** BEGIN **

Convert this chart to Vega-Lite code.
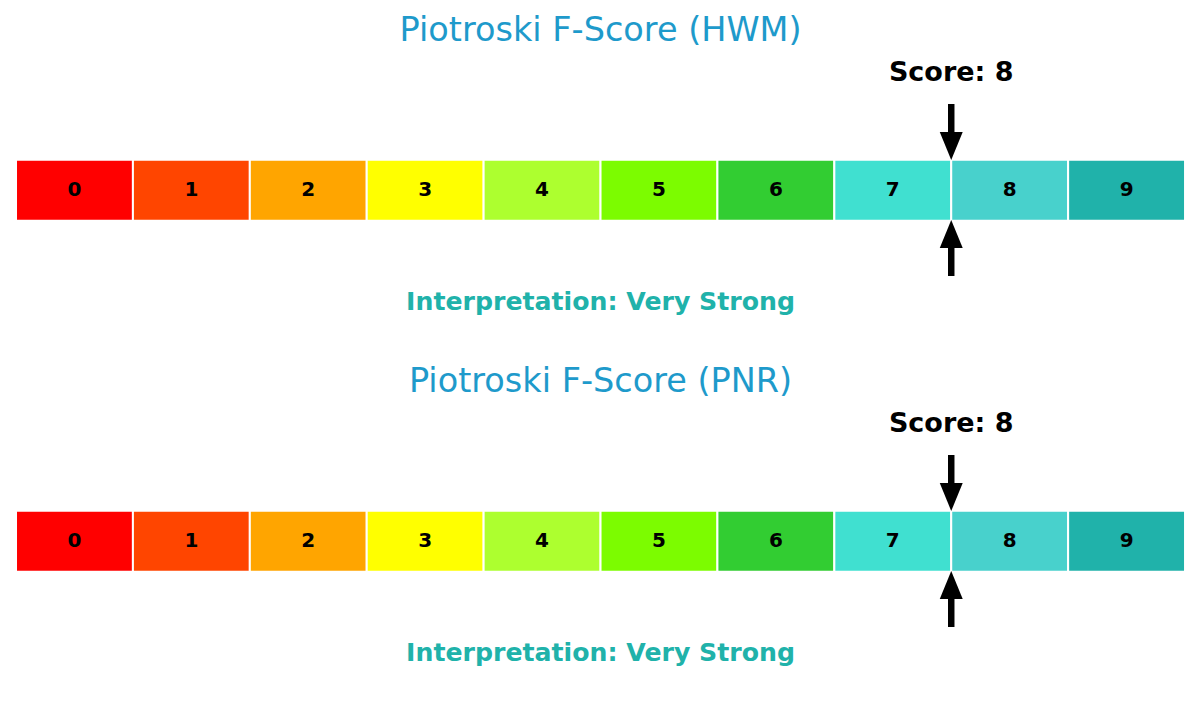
{
  "$schema": "https://vega.github.io/schema/vega-lite/v6.json",
  "padding": 0,
  "background": "white",
  "spacing": 0,
  "datasets": {
    "segments": [
      {"score": 0, "start": 0, "end": 1, "mid": 0.5},
      {"score": 1, "start": 1, "end": 2, "mid": 1.5},
      {"score": 2, "start": 2, "end": 3, "mid": 2.5},
      {"score": 3, "start": 3, "end": 4, "mid": 3.5},
      {"score": 4, "start": 4, "end": 5, "mid": 4.5},
      {"score": 5, "start": 5, "end": 6, "mid": 5.5},
      {"score": 6, "start": 6, "end": 7, "mid": 6.5},
      {"score": 7, "start": 7, "end": 8, "mid": 7.5},
      {"score": 8, "start": 8, "end": 9, "mid": 8.5},
      {"score": 9, "start": 9, "end": 10, "mid": 9.5}
    ],
    "hwm": [
      {"ticker": "HWM", "title": "Piotroski F-Score (HWM)", "score": 8, "scoreText": "Score: 8", "interpretation": "Interpretation: Very Strong"}
    ],
    "pnr": [
      {"ticker": "PNR", "title": "Piotroski F-Score (PNR)", "score": 8, "scoreText": "Score: 8", "interpretation": "Interpretation: Very Strong"}
    ]
  },
  "vconcat": [
    {
      "width": 1200,
      "height": 351,
      "layer": [
        {
          "data": {"name": "segments"},
          "mark": {"type": "rect", "stroke": "white", "strokeWidth": 2},
          "encoding": {
            "x": {"field": "start", "type": "quantitative", "scale": {"domain": [-0.137, 10.128], "nice": false, "zero": false}, "axis": null},
            "x2": {"field": "end"},
            "y": {"datum": 54.5, "type": "quantitative", "scale": {"domain": [0, 100], "nice": false, "zero": false}, "axis": null},
            "y2": {"datum": 37.1},
            "color": {"field": "score", "type": "ordinal", "legend": null,
              "scale": {"domain": [0, 1, 2, 3, 4, 5, 6, 7, 8, 9],
                "range": ["#FF0000", "#FF4500", "#FFA500", "#FFFF00", "#ADFF2F", "#7CFC00", "#32CD32", "#40E0D0", "#48D1CC", "#20B2AA"]}}
          }
        },
        {
          "data": {"name": "segments"},
          "mark": {"type": "text", "font": "DejaVu Sans", "fontWeight": "bold", "fontSize": 20, "color": "black", "baseline": "middle"},
          "encoding": {
            "x": {"field": "mid", "type": "quantitative"},
            "y": {"datum": 45.87},
            "text": {"field": "score"}
          }
        },
        {
          "data": {"name": "hwm"},
          "layer": [
            {
              "mark": {"type": "text", "font": "DejaVu Sans", "fontSize": 33.5, "color": "#1E9ACB", "baseline": "middle"},
              "encoding": {"x": {"datum": 5}, "y": {"datum": 91.17}, "text": {"field": "title"}}
            },
            {
              "mark": {"type": "text", "font": "DejaVu Sans", "fontWeight": "bold", "fontSize": 27, "color": "black", "baseline": "middle"},
              "encoding": {"x": {"field": "score", "type": "quantitative"}, "y": {"datum": 79.2}, "text": {"field": "scoreText"}}
            },
            {
              "mark": {"type": "rule", "color": "black", "strokeWidth": 6.5},
              "encoding": {"x": {"field": "score", "type": "quantitative"}, "y": {"datum": 70.37}, "y2": {"datum": 61.8}}
            },
            {
              "mark": {"type": "point", "shape": "M-0.82,-1L0.82,-1L0,1Z", "filled": true, "color": "black", "opacity": 1, "size": 784},
              "encoding": {"x": {"field": "score", "type": "quantitative"}, "y": {"datum": 58.4}}
            },
            {
              "mark": {"type": "rule", "color": "black", "strokeWidth": 6.5},
              "encoding": {"x": {"field": "score", "type": "quantitative"}, "y": {"datum": 30.5}, "y2": {"datum": 21.37}}
            },
            {
              "mark": {"type": "point", "shape": "M-0.82,1L0.82,1L0,-1Z", "filled": true, "color": "black", "opacity": 1, "size": 784},
              "encoding": {"x": {"field": "score", "type": "quantitative"}, "y": {"datum": 33.33}}
            },
            {
              "mark": {"type": "text", "font": "DejaVu Sans", "fontWeight": "bold", "fontSize": 25.2, "color": "#20B2AA", "baseline": "middle"},
              "encoding": {"x": {"datum": 5}, "y": {"datum": 13.96}, "text": {"field": "interpretation"}}
            }
          ]
        }
      ]
    },
    {
      "width": 1200,
      "height": 351,
      "layer": [
        {
          "data": {"name": "segments"},
          "mark": {"type": "rect", "stroke": "white", "strokeWidth": 2},
          "encoding": {
            "x": {"field": "start", "type": "quantitative", "scale": {"domain": [-0.137, 10.128], "nice": false, "zero": false}, "axis": null},
            "x2": {"field": "end"},
            "y": {"datum": 54.5, "type": "quantitative", "scale": {"domain": [0, 100], "nice": false, "zero": false}, "axis": null},
            "y2": {"datum": 37.1},
            "color": {"field": "score", "type": "ordinal", "legend": null,
              "scale": {"domain": [0, 1, 2, 3, 4, 5, 6, 7, 8, 9],
                "range": ["#FF0000", "#FF4500", "#FFA500", "#FFFF00", "#ADFF2F", "#7CFC00", "#32CD32", "#40E0D0", "#48D1CC", "#20B2AA"]}}
          }
        },
        {
          "data": {"name": "segments"},
          "mark": {"type": "text", "font": "DejaVu Sans", "fontWeight": "bold", "fontSize": 20, "color": "black", "baseline": "middle"},
          "encoding": {
            "x": {"field": "mid", "type": "quantitative"},
            "y": {"datum": 45.87},
            "text": {"field": "score"}
          }
        },
        {
          "data": {"name": "pnr"},
          "layer": [
            {
              "mark": {"type": "text", "font": "DejaVu Sans", "fontSize": 33.5, "color": "#1E9ACB", "baseline": "middle"},
              "encoding": {"x": {"datum": 5}, "y": {"datum": 91.17}, "text": {"field": "title"}}
            },
            {
              "mark": {"type": "text", "font": "DejaVu Sans", "fontWeight": "bold", "fontSize": 27, "color": "black", "baseline": "middle"},
              "encoding": {"x": {"field": "score", "type": "quantitative"}, "y": {"datum": 79.2}, "text": {"field": "scoreText"}}
            },
            {
              "mark": {"type": "rule", "color": "black", "strokeWidth": 6.5},
              "encoding": {"x": {"field": "score", "type": "quantitative"}, "y": {"datum": 70.37}, "y2": {"datum": 61.8}}
            },
            {
              "mark": {"type": "point", "shape": "M-0.82,-1L0.82,-1L0,1Z", "filled": true, "color": "black", "opacity": 1, "size": 784},
              "encoding": {"x": {"field": "score", "type": "quantitative"}, "y": {"datum": 58.4}}
            },
            {
              "mark": {"type": "rule", "color": "black", "strokeWidth": 6.5},
              "encoding": {"x": {"field": "score", "type": "quantitative"}, "y": {"datum": 30.5}, "y2": {"datum": 21.37}}
            },
            {
              "mark": {"type": "point", "shape": "M-0.82,1L0.82,1L0,-1Z", "filled": true, "color": "black", "opacity": 1, "size": 784},
              "encoding": {"x": {"field": "score", "type": "quantitative"}, "y": {"datum": 33.33}}
            },
            {
              "mark": {"type": "text", "font": "DejaVu Sans", "fontWeight": "bold", "fontSize": 25.2, "color": "#20B2AA", "baseline": "middle"},
              "encoding": {"x": {"datum": 5}, "y": {"datum": 13.96}, "text": {"field": "interpretation"}}
            }
          ]
        }
      ]
    }
  ],
  "config": {"view": {"stroke": null}}
}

** END **

Write the material out again exactly as it appears, dropping the pictures.

Convert this chart to Vega-Lite code.
{
  "$schema": "https://vega.github.io/schema/vega-lite/v6.json",
  "padding": 0,
  "background": "white",
  "spacing": 0,
  "datasets": {
    "segments": [
      {"score": 0, "start": 0, "end": 1, "mid": 0.5},
      {"score": 1, "start": 1, "end": 2, "mid": 1.5},
      {"score": 2, "start": 2, "end": 3, "mid": 2.5},
      {"score": 3, "start": 3, "end": 4, "mid": 3.5},
      {"score": 4, "start": 4, "end": 5, "mid": 4.5},
      {"score": 5, "start": 5, "end": 6, "mid": 5.5},
      {"score": 6, "start": 6, "end": 7, "mid": 6.5},
      {"score": 7, "start": 7, "end": 8, "mid": 7.5},
      {"score": 8, "start": 8, "end": 9, "mid": 8.5},
      {"score": 9, "start": 9, "end": 10, "mid": 9.5}
    ],
    "hwm": [
      {"ticker": "HWM", "title": "Piotroski F-Score (HWM)", "score": 8, "scoreText": "Score: 8", "interpretation": "Interpretation: Very Strong"}
    ],
    "pnr": [
      {"ticker": "PNR", "title": "Piotroski F-Score (PNR)", "score": 8, "scoreText": "Score: 8", "interpretation": "Interpretation: Very Strong"}
    ]
  },
  "vconcat": [
    {
      "width": 1200,
      "height": 351,
      "layer": [
        {
          "data": {"name": "segments"},
          "mark": {"type": "rect", "stroke": "white", "strokeWidth": 2},
          "encoding": {
            "x": {"field": "start", "type": "quantitative", "scale": {"domain": [-0.137, 10.128], "nice": false, "zero": false}, "axis": null},
            "x2": {"field": "end"},
            "y": {"datum": 54.5, "type": "quantitative", "scale": {"domain": [0, 100], "nice": false, "zero": false}, "axis": null},
            "y2": {"datum": 37.1},
            "color": {"field": "score", "type": "ordinal", "legend": null,
              "scale": {"domain": [0, 1, 2, 3, 4, 5, 6, 7, 8, 9],
                "range": ["#FF0000", "#FF4500", "#FFA500", "#FFFF00", "#ADFF2F", "#7CFC00", "#32CD32", "#40E0D0", "#48D1CC", "#20B2AA"]}}
          }
        },
        {
          "data": {"name": "segments"},
          "mark": {"type": "text", "font": "DejaVu Sans", "fontWeight": "bold", "fontSize": 20, "color": "black", "baseline": "middle"},
          "encoding": {
            "x": {"field": "mid", "type": "quantitative"},
            "y": {"datum": 45.87},
            "text": {"field": "score"}
          }
        },
        {
          "data": {"name": "hwm"},
          "layer": [
            {
              "mark": {"type": "text", "font": "DejaVu Sans", "fontSize": 33.5, "color": "#1E9ACB", "baseline": "middle"},
              "encoding": {"x": {"datum": 5}, "y": {"datum": 91.17}, "text": {"field": "title"}}
            },
            {
              "mark": {"type": "text", "font": "DejaVu Sans", "fontWeight": "bold", "fontSize": 27, "color": "black", "baseline": "middle"},
              "encoding": {"x": {"field": "score", "type": "quantitative"}, "y": {"datum": 79.2}, "text": {"field": "scoreText"}}
            },
            {
              "mark": {"type": "rule", "color": "black", "strokeWidth": 6.5},
              "encoding": {"x": {"field": "score", "type": "quantitative"}, "y": {"datum": 70.37}, "y2": {"datum": 61.8}}
            },
            {
              "mark": {"type": "point", "shape": "M-0.82,-1L0.82,-1L0,1Z", "filled": true, "color": "black", "opacity": 1, "size": 784},
              "encoding": {"x": {"field": "score", "type": "quantitative"}, "y": {"datum": 58.4}}
            },
            {
              "mark": {"type": "rule", "color": "black", "strokeWidth": 6.5},
              "encoding": {"x": {"field": "score", "type": "quantitative"}, "y": {"datum": 30.5}, "y2": {"datum": 21.37}}
            },
            {
              "mark": {"type": "point", "shape": "M-0.82,1L0.82,1L0,-1Z", "filled": true, "color": "black", "opacity": 1, "size": 784},
              "encoding": {"x": {"field": "score", "type": "quantitative"}, "y": {"datum": 33.33}}
            },
            {
              "mark": {"type": "text", "font": "DejaVu Sans", "fontWeight": "bold", "fontSize": 25.2, "color": "#20B2AA", "baseline": "middle"},
              "encoding": {"x": {"datum": 5}, "y": {"datum": 13.96}, "text": {"field": "interpretation"}}
            }
          ]
        }
      ]
    },
    {
      "width": 1200,
      "height": 351,
      "layer": [
        {
          "data": {"name": "segments"},
          "mark": {"type": "rect", "stroke": "white", "strokeWidth": 2},
          "encoding": {
            "x": {"field": "start", "type": "quantitative", "scale": {"domain": [-0.137, 10.128], "nice": false, "zero": false}, "axis": null},
            "x2": {"field": "end"},
            "y": {"datum": 54.5, "type": "quantitative", "scale": {"domain": [0, 100], "nice": false, "zero": false}, "axis": null},
            "y2": {"datum": 37.1},
            "color": {"field": "score", "type": "ordinal", "legend": null,
              "scale": {"domain": [0, 1, 2, 3, 4, 5, 6, 7, 8, 9],
                "range": ["#FF0000", "#FF4500", "#FFA500", "#FFFF00", "#ADFF2F", "#7CFC00", "#32CD32", "#40E0D0", "#48D1CC", "#20B2AA"]}}
          }
        },
        {
          "data": {"name": "segments"},
          "mark": {"type": "text", "font": "DejaVu Sans", "fontWeight": "bold", "fontSize": 20, "color": "black", "baseline": "middle"},
          "encoding": {
            "x": {"field": "mid", "type": "quantitative"},
            "y": {"datum": 45.87},
            "text": {"field": "score"}
          }
        },
        {
          "data": {"name": "pnr"},
          "layer": [
            {
              "mark": {"type": "text", "font": "DejaVu Sans", "fontSize": 33.5, "color": "#1E9ACB", "baseline": "middle"},
              "encoding": {"x": {"datum": 5}, "y": {"datum": 91.17}, "text": {"field": "title"}}
            },
            {
              "mark": {"type": "text", "font": "DejaVu Sans", "fontWeight": "bold", "fontSize": 27, "color": "black", "baseline": "middle"},
              "encoding": {"x": {"field": "score", "type": "quantitative"}, "y": {"datum": 79.2}, "text": {"field": "scoreText"}}
            },
            {
              "mark": {"type": "rule", "color": "black", "strokeWidth": 6.5},
              "encoding": {"x": {"field": "score", "type": "quantitative"}, "y": {"datum": 70.37}, "y2": {"datum": 61.8}}
            },
            {
              "mark": {"type": "point", "shape": "M-0.82,-1L0.82,-1L0,1Z", "filled": true, "color": "black", "opacity": 1, "size": 784},
              "encoding": {"x": {"field": "score", "type": "quantitative"}, "y": {"datum": 58.4}}
            },
            {
              "mark": {"type": "rule", "color": "black", "strokeWidth": 6.5},
              "encoding": {"x": {"field": "score", "type": "quantitative"}, "y": {"datum": 30.5}, "y2": {"datum": 21.37}}
            },
            {
              "mark": {"type": "point", "shape": "M-0.82,1L0.82,1L0,-1Z", "filled": true, "color": "black", "opacity": 1, "size": 784},
              "encoding": {"x": {"field": "score", "type": "quantitative"}, "y": {"datum": 33.33}}
            },
            {
              "mark": {"type": "text", "font": "DejaVu Sans", "fontWeight": "bold", "fontSize": 25.2, "color": "#20B2AA", "baseline": "middle"},
              "encoding": {"x": {"datum": 5}, "y": {"datum": 13.96}, "text": {"field": "interpretation"}}
            }
          ]
        }
      ]
    }
  ],
  "config": {"view": {"stroke": null}}
}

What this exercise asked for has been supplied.